── Data provided ──

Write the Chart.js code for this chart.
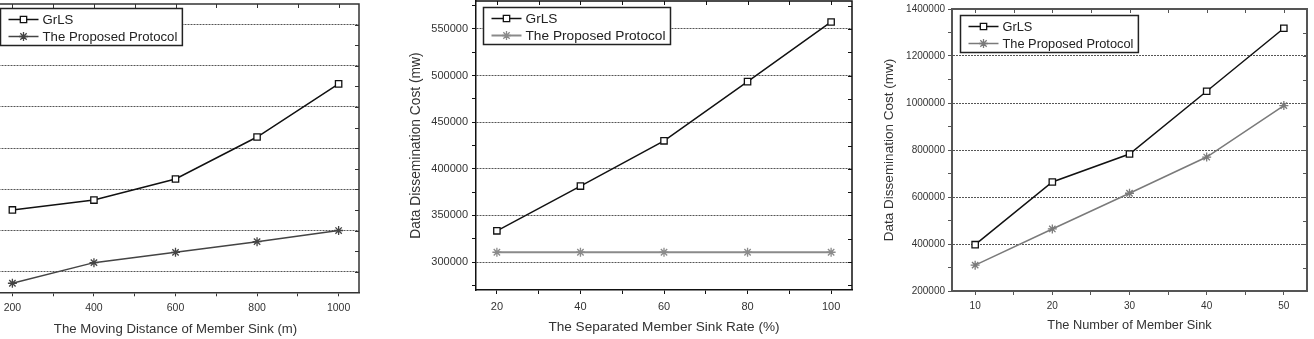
<!DOCTYPE html>
<html>
<head>
<meta charset="utf-8">
<script src="https://cdn.jsdelivr.net/npm/chart.js@4/dist/chart.umd.min.js"></script>
<style>
  body { margin: 0; background: #fff; overflow: hidden; width: 1314px; height: 339px; position: relative; }
  canvas { position: absolute; top: 0; }
</style>
</head>
<body>
<canvas id="distChart" width="445" height="339" style="left:-80px"></canvas>
<canvas id="rateChart" width="462" height="339" style="left:400px"></canvas>
<canvas id="sinkChart" width="442" height="339" style="left:872px"></canvas>
<script>
const seriesNames = ['GrLS', 'The Proposed Protocol']

// left panel: moving distance (y labels are cut off in the picture)
const distance = [200, 400, 600, 800, 1000]
const distGrls = [350000, 374000, 425000, 527000, 656000]
const distProposed = [172000, 222000, 247000, 273000, 300000]
const distXTicks = [200, 300, 400, 500, 600, 700, 800, 900, 1000]
const distXLabels = [200, 400, 600, 800, 1000]
const distYTicks = [200000, 250000, 300000, 350000, 400000, 450000, 500000, 550000, 600000, 650000, 700000, 750000, 800000]
const distYLabels = [200000, 300000, 400000, 500000, 600000, 700000, 800000]

// middle panel: separated member sink rate
const rate = [20, 40, 60, 80, 100]
const rateGrls = [333500, 381500, 430000, 493500, 557500]
const rateProposed = [310500, 310500, 310500, 310500, 310500]
const rateXTicks = [20, 30, 40, 50, 60, 70, 80, 90, 100]
const rateXLabels = [20, 40, 60, 80, 100]
const rateYTicks = [275000, 300000, 325000, 350000, 375000, 400000, 425000, 450000, 475000, 500000, 525000, 550000, 575000]
const rateYLabels = [300000, 350000, 400000, 450000, 500000, 550000]

// right panel: number of member sink
const sinks = [10, 20, 30, 40, 50]
const sinkGrls = [397000, 664000, 783000, 1050000, 1318000]
const sinkProposed = [310000, 464000, 616000, 770000, 989000]
const sinkXTicks = [10, 15, 20, 25, 30, 35, 40, 45, 50]
const sinkXLabels = [10, 20, 30, 40, 50]
const sinkYTicks = [200000, 300000, 400000, 500000, 600000, 700000, 800000, 900000, 1000000, 1100000, 1200000, 1300000, 1400000]
const sinkYLabels = [200000, 400000, 600000, 800000, 1000000, 1200000, 1400000]

const FONT = '"Liberation Sans", Arial, sans-serif'

// top + right frame with inward ticks
const framePlugin = {
  id: 'frame',
  beforeDatasetsDraw(chart, args, opts) {
    const { ctx, chartArea: a, scales: { x, y } } = chart
    ctx.save()
    ctx.strokeStyle = opts.color
    ctx.lineWidth = opts.width
    ctx.beginPath()
    ctx.moveTo(a.left, a.top)
    ctx.lineTo(a.right, a.top)
    ctx.lineTo(a.right, a.bottom)
    ctx.stroke()
    ctx.lineWidth = 1
    ctx.beginPath()
    x.ticks.forEach(t => {
      const px = Math.round(x.getPixelForValue(t.value)) + 0.5
      ctx.moveTo(px, a.top)
      ctx.lineTo(px, a.top + 4)
    })
    y.ticks.forEach(t => {
      const py = Math.round(y.getPixelForValue(t.value)) + 0.5
      ctx.moveTo(a.right, py)
      ctx.lineTo(a.right - 4, py)
    })
    ctx.stroke()
    ctx.restore()
  }
}

// boxed legend sitting inside the plot
const boxLegend = {
  id: 'boxLegend',
  afterDraw(chart, args, o) {
    const { ctx, chartArea: a } = chart
    const left = Math.round(a.left + o.dx) + 0.5
    const top = Math.round(a.top + o.dy) + 0.5
    ctx.save()
    ctx.font = o.size + 'px ' + FONT
    const textW = Math.max(...chart.data.datasets.map(d => ctx.measureText(d.label).width))
    const w = 8 + 30 + 4 + textW + 5
    const h = 37
    ctx.fillStyle = '#fff'
    ctx.fillRect(left, top, w, h)
    ctx.strokeStyle = o.border
    ctx.lineWidth = 1.5
    ctx.strokeRect(left, top, w, h)
    chart.data.datasets.forEach((d, i) => {
      const cy = top + 11 + i * 17
      ctx.strokeStyle = d.borderColor
      ctx.lineWidth = d.borderWidth
      ctx.beginPath()
      ctx.moveTo(left + 8, cy)
      ctx.lineTo(left + 38, cy)
      ctx.stroke()
      ctx.fillStyle = d.pointBackgroundColor
      ctx.strokeStyle = d.pointBorderColor
      ctx.lineWidth = d.pointBorderWidth
      Chart.helpers.drawPoint(ctx, { pointStyle: d.pointStyle, radius: d.pointRadius, rotation: 0, borderWidth: d.pointBorderWidth }, left + 23, cy)
      ctx.fillStyle = '#222'
      ctx.textBaseline = 'middle'
      ctx.fillText(d.label, left + 42, cy + 1)
    })
    ctx.restore()
  }
}

function axis(o) {
  const isY = o.axis === 'y'
  return {
    type: 'linear',
    position: isY ? 'left' : 'bottom',
    min: o.min,
    max: o.max,
    afterBuildTicks: s => { s.ticks = o.ticks.map(v => ({ value: v })) },
    afterFit: s => {
      // fixed axis size, and no extra room for end labels
      if (isY) s.width = o.size; else s.height = o.size
      s.paddingTop = 0
      s.paddingBottom = 0
      s.paddingLeft = 0
      s.paddingRight = 0
    },
    ticks: {
      autoSkip: false,
      maxRotation: 0,
      padding: o.tickPad,
      color: '#333',
      font: { family: FONT, size: o.tickFont },
      callback: v => o.labels.includes(v) ? String(v) : ''
    },
    grid: {
      drawOnChartArea: isY,
      color: c => (isY && c.tick && o.labels.includes(c.tick.value) && c.tick.value > o.min && c.tick.value < o.max) ? '#555' : 'rgba(0,0,0,0)',
      lineWidth: 1,
      tickLength: 4,
      tickWidth: 1,
      tickColor: o.frame
    },
    border: { color: o.frame, width: o.frameWidth, dash: [2, 1] },
    title: {
      display: o.title !== undefined,
      text: o.title,
      color: '#333',
      font: { family: FONT, size: o.titleFont },
      padding: o.titlePad
    }
  }
}

function lineChart(id, o) {
  return new Chart(document.getElementById(id), {
    type: 'line',
    data: {
      datasets: [
        {
          label: seriesNames[0],
          data: o.xs.map((x, i) => ({ x: x, y: o.grls[i] })),
          borderColor: '#111',
          borderWidth: 1.5,
          pointStyle: 'rect',
          pointRadius: 4.5,
          pointBackgroundColor: '#fff',
          pointBorderColor: '#111',
          pointBorderWidth: 1.3
        },
        {
          label: seriesNames[1],
          data: o.xs.map((x, i) => ({ x: x, y: o.proposed[i] })),
          borderColor: o.gray,
          borderWidth: o.grayWidth,
          pointStyle: 'star',
          pointRadius: 4.5,
          pointBackgroundColor: o.gray,
          pointBorderColor: o.gray,
          pointBorderWidth: 1.3
        }
      ]
    },
    options: {
      responsive: false,
      animation: false,
      devicePixelRatio: 1,
      layout: { padding: o.pad, autoPadding: false },
      plugins: {
        legend: { display: false },
        tooltip: { enabled: false },
        frame: { color: o.frame, width: o.frameWidth },
        boxLegend: { dx: o.legendDx, dy: o.legendDy, size: o.legendFont, border: '#222' }
      },
      scales: { x: o.x, y: o.y }
    },
    plugins: [framePlugin, boxLegend]
  })
}

lineChart('distChart', {
  xs: distance, grls: distGrls, proposed: distProposed,
  gray: '#444', grayWidth: 1.5, frame: '#333', frameWidth: 1.5,
  pad: { top: 4, right: 6, left: 0, bottom: 0 },
  legendDx: 8, legendDy: 4, legendFont: 13.2,
  x: axis({ axis: 'x', min: 150, max: 1050, ticks: distXTicks, labels: distXLabels, size: 46.7, tickPad: 6, tickFont: 10.5, frame: '#333', frameWidth: 1.5,
    title: 'The Moving Distance of Member Sink (m)', titleFont: 13.2, titlePad: { top: 0, bottom: 2 } }),
  y: axis({ axis: 'y', min: 150000, max: 850000, ticks: distYTicks, labels: distYLabels, size: 72, tickPad: 3, tickFont: 10.5, frame: '#333', frameWidth: 1.5 })
})

lineChart('rateChart', {
  xs: rate, grls: rateGrls, proposed: rateProposed,
  gray: '#8a8a8a', grayWidth: 2, frame: '#111', frameWidth: 1.5,
  pad: { top: 1, right: 10, left: 0, bottom: 0 },
  legendDx: 7, legendDy: 6, legendFont: 13.7,
  x: axis({ axis: 'x', min: 15, max: 105, ticks: rateXTicks, labels: rateXLabels, size: 49, tickPad: 6, tickFont: 11, frame: '#111', frameWidth: 1.5,
    title: 'The Separated Member Sink Rate (%)', titleFont: 13.6, titlePad: { top: 0, bottom: 4 } }),
  y: axis({ axis: 'y', min: 270000, max: 580000, ticks: rateYTicks, labels: rateYLabels, size: 76, tickPad: 4, tickFont: 11, frame: '#111', frameWidth: 1.5,
    title: 'Data Dissemination Cost (mw)', titleFont: 13.8, titlePad: { top: 8, bottom: 0 } })
})

lineChart('sinkChart', {
  xs: sinks, grls: sinkGrls, proposed: sinkProposed,
  gray: '#7a7a7a', grayWidth: 1.5, frame: '#555', frameWidth: 2,
  pad: { top: 9, right: 7, left: 0, bottom: 0 },
  legendDx: 8, legendDy: 6, legendFont: 12.8,
  x: axis({ axis: 'x', min: 7, max: 53, ticks: sinkXTicks, labels: sinkXLabels, size: 48, tickPad: 5, tickFont: 10, frame: '#555', frameWidth: 2,
    title: 'The Number of Member Sink', titleFont: 12.8, titlePad: { top: 0, bottom: 6 } }),
  y: axis({ axis: 'y', min: 200000, max: 1400000, ticks: sinkYTicks, labels: sinkYLabels, size: 80, tickPad: 3, tickFont: 10, frame: '#555', frameWidth: 2,
    title: 'Data Dissemination Cost (mw)', titleFont: 13.5, titlePad: { top: 9, bottom: 0 } })
})
</script>
</body>
</html>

───

Pictures stay out. Repeat only the lines from the beginning of the data through the line that has "const seriesNames = ['GrLS', 'The".

Task response:
Write the Chart.js code for this chart.
<!DOCTYPE html>
<html>
<head>
<meta charset="utf-8">
<script src="https://cdn.jsdelivr.net/npm/chart.js@4/dist/chart.umd.min.js"></script>
<style>
  body { margin: 0; background: #fff; overflow: hidden; width: 1314px; height: 339px; position: relative; }
  canvas { position: absolute; top: 0; }
</style>
</head>
<body>
<canvas id="distChart" width="445" height="339" style="left:-80px"></canvas>
<canvas id="rateChart" width="462" height="339" style="left:400px"></canvas>
<canvas id="sinkChart" width="442" height="339" style="left:872px"></canvas>
<script>
const seriesNames = ['GrLS', 'The Proposed Protocol']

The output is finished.